_WHAT THIS TASK INVOLVES_
Scan the data below. Pull out each line where "matplotlib" occurs.

_DATASET CONTENT_
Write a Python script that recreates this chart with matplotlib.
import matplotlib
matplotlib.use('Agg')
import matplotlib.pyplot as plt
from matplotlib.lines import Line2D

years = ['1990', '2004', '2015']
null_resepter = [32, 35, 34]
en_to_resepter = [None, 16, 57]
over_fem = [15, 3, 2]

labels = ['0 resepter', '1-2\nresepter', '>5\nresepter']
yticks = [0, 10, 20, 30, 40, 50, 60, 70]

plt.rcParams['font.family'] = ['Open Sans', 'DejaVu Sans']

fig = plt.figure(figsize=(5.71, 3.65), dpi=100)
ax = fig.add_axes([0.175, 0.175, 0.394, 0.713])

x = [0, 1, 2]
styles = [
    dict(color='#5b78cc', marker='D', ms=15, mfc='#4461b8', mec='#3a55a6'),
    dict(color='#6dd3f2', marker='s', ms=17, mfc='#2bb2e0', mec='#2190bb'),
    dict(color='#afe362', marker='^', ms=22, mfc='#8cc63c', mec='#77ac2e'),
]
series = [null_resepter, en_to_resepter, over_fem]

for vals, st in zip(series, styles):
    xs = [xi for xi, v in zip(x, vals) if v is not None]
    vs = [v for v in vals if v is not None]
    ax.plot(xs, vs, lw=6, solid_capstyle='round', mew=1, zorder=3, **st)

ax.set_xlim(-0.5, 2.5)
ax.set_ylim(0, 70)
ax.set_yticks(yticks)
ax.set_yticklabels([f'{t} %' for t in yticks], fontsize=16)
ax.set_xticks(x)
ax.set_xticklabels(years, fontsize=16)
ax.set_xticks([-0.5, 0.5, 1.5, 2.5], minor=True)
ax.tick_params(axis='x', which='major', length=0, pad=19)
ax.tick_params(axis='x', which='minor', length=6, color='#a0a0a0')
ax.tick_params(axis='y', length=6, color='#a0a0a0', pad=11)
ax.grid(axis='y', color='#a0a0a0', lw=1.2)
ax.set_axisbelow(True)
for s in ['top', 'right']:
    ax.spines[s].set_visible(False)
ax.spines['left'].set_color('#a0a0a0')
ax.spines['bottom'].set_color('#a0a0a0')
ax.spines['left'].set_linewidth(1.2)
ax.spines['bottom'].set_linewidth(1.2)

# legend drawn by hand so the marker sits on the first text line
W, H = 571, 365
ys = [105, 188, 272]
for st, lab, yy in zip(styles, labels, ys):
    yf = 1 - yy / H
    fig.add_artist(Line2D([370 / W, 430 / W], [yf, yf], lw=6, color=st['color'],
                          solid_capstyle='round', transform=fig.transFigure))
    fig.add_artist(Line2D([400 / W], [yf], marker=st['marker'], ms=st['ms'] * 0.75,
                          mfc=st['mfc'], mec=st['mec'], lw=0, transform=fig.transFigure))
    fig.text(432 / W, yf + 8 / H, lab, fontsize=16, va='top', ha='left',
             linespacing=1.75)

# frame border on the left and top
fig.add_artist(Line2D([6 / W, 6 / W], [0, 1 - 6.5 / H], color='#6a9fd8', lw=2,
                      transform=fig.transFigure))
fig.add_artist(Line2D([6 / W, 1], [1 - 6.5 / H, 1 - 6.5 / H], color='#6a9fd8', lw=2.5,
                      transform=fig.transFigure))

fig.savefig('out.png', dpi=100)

_RESULT OF THIS EXERCISE_
Write a Python script that recreates this chart with matplotlib.
import matplotlib
matplotlib.use('Agg')
import matplotlib.pyplot as plt
from matplotlib.lines import Line2D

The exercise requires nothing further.